Beth Pinsker: I’m retired and thrilled to be earning 5% interest on my savings — but I just realized how much I’m going to pay in taxes

As interest rates have skyrocketed, so has the amount of cash that Americans are stashing in high-yield savings accounts, certificates of deposit and money-market accounts earning 4% or maybe 5% or maybe even 7% or more. It’s a great deal, and on days when the stock market is tanking, it will make you feel like a really smart investor. 

The government is going to want its cut – and soon. 

“There will be surprises for those investing in those products outside of IRAs,” says Scott Bishop, executive director of wealth solutions at Presidio Wealth Partners in Houston. 

That especially goes for retirees, who tend to have more cash on hand than most to cover living expenses. There could be unintended consequences to the interest-rate bonanza, such as pushing them into a higher tax bracket, increasing the taxation of Social Security and bringing on surcharges on their Medicare premiums. 

Also, warns Bishop, if you have a large amount of cash and have earned so much income on it this year that it’ll cause you to owe far more than you usually do in April when you file your federal tax return for 2023, you might want to think about paying some of that in advance in quarterly tax payments, the next of which is due January.

What you could owe this year

The tax you pay on your interest income will vary based on your overall income, which is something many people might have forgotten about over the years when interest rates were so low. That will likely work out to be more in taxes for most people than capital-gains taxes, because those with enough cash to worry about their tax on it are likely paying at least 22% in federal income taxes, and possibly up to the highest tax rate of 37%. 

That interest income is also taxed yearly, regardless of the transactions involved, and state taxes could add on top. 

The same rules go for short-term capital gains, but long-term capital gains on investments are taxed at a lower rate, and could be zero for some (income up to $44,625 for single, $89,250 for married filing jointly). Otherwise, most are at 15% and the highest bracket is 20%, plus possibly some additional investment taxes for the very wealthy. 

Say you’re a retiree who has $250,000, which sounds crazy, but happens more than you think, and some people have to keep cash in several different banks to stay under the FDIC insurance threshold. By the end of this year, you might have earned more than $12,000 in interest income at 5%, which probably makes you very happy. But then you have to realize, if you’re paying 22% in federal taxes that could add an additional $2,600 or so to your tax bill. In the highest tax bracket, that could add an additional $4,600. 
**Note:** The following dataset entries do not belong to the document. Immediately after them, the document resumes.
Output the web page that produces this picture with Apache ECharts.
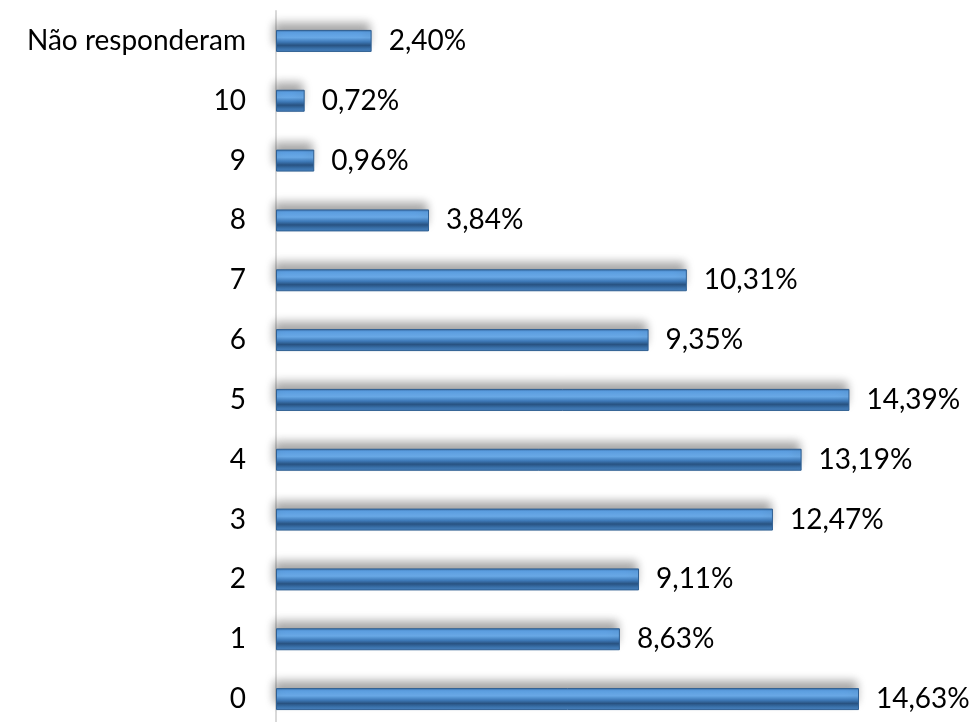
<!DOCTYPE html>
<html><head><meta charset="utf-8">
<script src="https://cdn.jsdelivr.net/npm/echarts@6/dist/echarts.min.js"></script>
<style>html,body{margin:0;padding:0;background:#fff}#c{width:974px;height:722px}</style>
</head><body><div id="c"></div>
<script>
const categories = ['0','1','2','3','4','5','6','7','8','9','10','Não responderam'];
const values = [14.63, 8.63, 9.11, 12.47, 13.19, 14.39, 9.35, 10.31, 3.84, 0.96, 0.72, 2.40];

const chart = echarts.init(document.getElementById('c'));
const FONT = 'Lato';
chart.setOption({
  animation: false,
  grid: { left: 276, top: 11, height: 718, width: 637.6, outerBoundsMode: 'none', containLabel: false },
  xAxis: { type: 'value', min: 0, max: 16, show: false },
  yAxis: {
    type: 'category', data: categories,
    axisLine: { show: true, onZero: false, lineStyle: { color: '#d9d9d9', width: 2 } },
    axisTick: { show: false },
    axisLabel: { color: '#000', fontFamily: FONT, fontSize: 28, margin: 30 }
  },
  series: [{
    type: 'bar', data: values, barWidth: 22,
    itemStyle: {
      color: new echarts.graphic.LinearGradient(0, 0, 0, 1, [
        { offset: 0, color: '#3a70aa' },
        { offset: 0.12, color: '#5c9ee0' },
        { offset: 0.35, color: '#6aaae8' },
        { offset: 0.55, color: '#3f7cbc' },
        { offset: 0.7, color: '#2a5585' },
        { offset: 0.85, color: '#3b73ad' },
        { offset: 1, color: '#4a84c2' }
      ]),
      borderColor: '#2f5f92', borderWidth: 1,
      shadowColor: 'rgba(0,0,0,0.35)', shadowBlur: 10, shadowOffsetY: -7, shadowOffsetX: -2
    },
    label: {
      show: true, position: 'right', distance: 17, color: '#000',
      fontFamily: FONT, fontSize: 28,
      formatter: p => p.value.toFixed(2).replace('.', ',') + '%'
    }
  }]
});
</script></body></html>
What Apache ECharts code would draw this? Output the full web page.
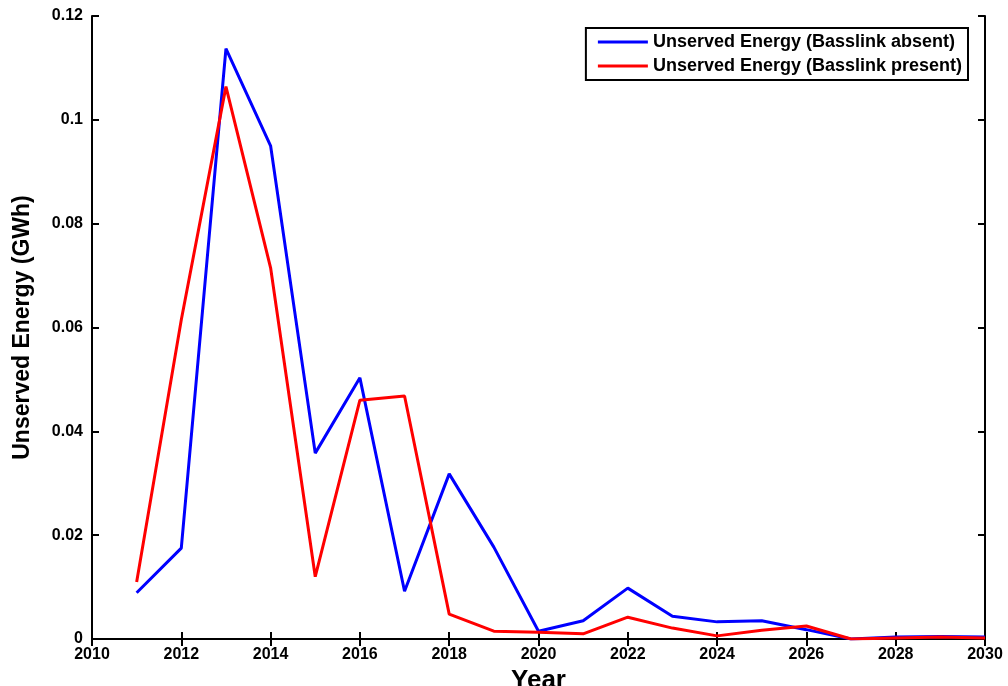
<!DOCTYPE html>
<html>
<head>
<meta charset="utf-8">
<script src="https://cdn.jsdelivr.net/npm/echarts@6/dist/echarts.min.js"></script>
<style>
  html, body { margin: 0; padding: 0; background: #fff; }
  #chart { width: 1008px; height: 686px; }
</style>
</head>
<body>
<div id="chart"></div>
<script>
// Annual unserved energy (GWh), 2011-2030
const years = [2011, 2012, 2013, 2014, 2015, 2016, 2017, 2018, 2019, 2020,
               2021, 2022, 2023, 2024, 2025, 2026, 2027, 2028, 2029, 2030];
const basslinkAbsent = [0.0089, 0.0175, 0.1137, 0.0950, 0.0358, 0.0503, 0.0092, 0.0318, 0.0177, 0.0015,
                        0.0035, 0.0098, 0.0044, 0.0033, 0.0035, 0.0018, 0.0000, 0.0004, 0.0005, 0.0004];
const basslinkPresent = [0.0110, 0.0615, 0.1064, 0.0715, 0.0120, 0.0460, 0.0468, 0.0048, 0.0015, 0.0013,
                         0.0010, 0.0042, 0.0021, 0.0006, 0.0017, 0.0025, 0.0000, 0.0002, 0.0004, 0.0002];
const yTickLabels = { 0: '0', 0.02: '0.02', 0.04: '0.04', 0.06: '0.06', 0.08: '0.08', 0.1: '0.1', 0.12: '0.12' };

const font = 'Liberation Sans, Arial, sans-serif';
const axisLine = { show: true, lineStyle: { color: '#000', width: 2 } };
const tickIn = { show: true, inside: true, length: 7, lineStyle: { color: '#000', width: 2 } };

const chart = echarts.init(document.getElementById('chart'));
chart.setOption({
  animation: false,
  backgroundColor: '#fff',
  grid: { left: 92, right: 23, top: 16, bottom: 47, containLabel: false, outerBoundsMode: 'none' },
  legend: {
    top: 28, right: 40,
    orient: 'vertical',
    itemWidth: 50, itemHeight: 3, itemGap: 6,
    padding: [5, 6, 5, 12],
    borderColor: '#000', borderWidth: 2,
    backgroundColor: '#fff',
    icon: 'rect',
    textStyle: { fontFamily: font, fontWeight: 'bold', fontSize: 18, color: '#000' },
    data: ['Unserved Energy (Basslink absent)', 'Unserved Energy (Basslink present)']
  },
  xAxis: [{
    type: 'value', min: 2010, max: 2030, interval: 2,
    name: 'Year', nameLocation: 'middle', nameGap: 25,
    nameTextStyle: { fontFamily: font, fontWeight: 'bold', fontSize: 26, color: '#000' },
    axisLine, axisTick: tickIn,
    axisLabel: {
      fontFamily: font, fontWeight: 'bold', fontSize: 16, color: '#000', margin: 8,
      formatter: v => String(v)
    },
    splitLine: { show: false }
  }, {
    type: 'value', min: 2010, max: 2030, interval: 2, position: 'top',
    axisLine, axisTick: tickIn, axisLabel: { show: false }, splitLine: { show: false }
  }],
  yAxis: [{
    type: 'value', min: 0, max: 0.12, interval: 0.02,
    name: 'Unserved Energy (GWh)', nameLocation: 'middle', nameGap: 58,
    nameTextStyle: { fontFamily: font, fontWeight: 'bold', fontSize: 23, color: '#000' },
    axisLine, axisTick: tickIn,
    axisLabel: {
      fontFamily: font, fontWeight: 'bold', fontSize: 16, color: '#000', margin: 9,
      formatter: v => yTickLabels[Math.round(v * 100) / 100] ?? String(v)
    },
    splitLine: { show: false }
  }, {
    type: 'value', min: 0, max: 0.12, interval: 0.02, position: 'right',
    axisLine, axisTick: tickIn, axisLabel: { show: false }, splitLine: { show: false }
  }],
  series: [{
    name: 'Unserved Energy (Basslink absent)',
    type: 'line',
    data: years.map((y, i) => [y, basslinkAbsent[i]]),
    showSymbol: false,
    lineStyle: { color: '#0000ff', width: 3 },
    itemStyle: { color: '#0000ff' }
  }, {
    name: 'Unserved Energy (Basslink present)',
    type: 'line',
    data: years.map((y, i) => [y, basslinkPresent[i]]),
    showSymbol: false,
    lineStyle: { color: '#ff0000', width: 3 },
    itemStyle: { color: '#ff0000' }
  }]
});
</script>
</body>
</html>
Are you crying over spilled milk?

Nobody likes to pay taxes, but at the end of the day, it’s just a portion of your gain, not the whole thing. 

“My theory is that if you’re paying tax on investment gains, it’s a good thing,” says Nick Maggiulli, author of “Just Keep Buying,” and chief operating officer at Ritholtz Wealth Management in New York. “I think people are just happy that there is yield finally.”

Bishop says that if people are really that upset about paying taxes on interest income, there are still plenty of banks out there that will offer them a less good deal. The national savings rate average was just 0.56% as of the end of September, according to, despite the high rates available from online banks. 

Still, if you want to be a tax-savvy investor, you want to look at the tax you’re paying and try to reduce it. If cash is now causing issues, then you have other choices. 

“When there is an increase in income, we want to look at taxes and be efficient and do what we can to plan for that. It’s on a client-by-client basis,” says Nicole Sullivan, a certified financial planner who is a co-founder and director of financial planning at Prism Planning Partners in Libertyville, Ill.

One go-to for many is municipal bonds, which can sometimes be triple-tax-free – no federal, state or local taxes – depending on the investment. But there are some drawbacks. Bishop points out that municipal bonds aren’t paying enough right now to be a real alternative. And also, municipal bond income can be included in the calculation of modified adjusted gross income, which means it’s not an escape from Medicare IRMAA surcharges. 

Treasurys are another option, and will usually be tax-free at federal level, and sometimes at state levels, says Nicole Davis, a CPA at Butler-Davis Tax & Accounting in Covington, Ga. Series I bonds are only taxable when cashed in, and some tax can be avoided if the funds are used for certain purposes, like paying for college.

You can also invest in Treasury ETFs or other cash-equivalent securities where you typically don’t have tax impact until you sell. And you can always offset any of this investment and interest income gain with losses, and also carry over $3,000 a year in losses on your tax return against ordinary income. 

But if your main concern is not making too much interest income because of your tax bill, it’s unlikely that you’re going to want to intentionally harvest losses in order to cut those gains. If your interest income concerns you, the important thing is to realize what’s looming and not get surprised by a 1099 form in January. There’s still time before the end of the year to look at your investments and figure out a tax-efficient strategy.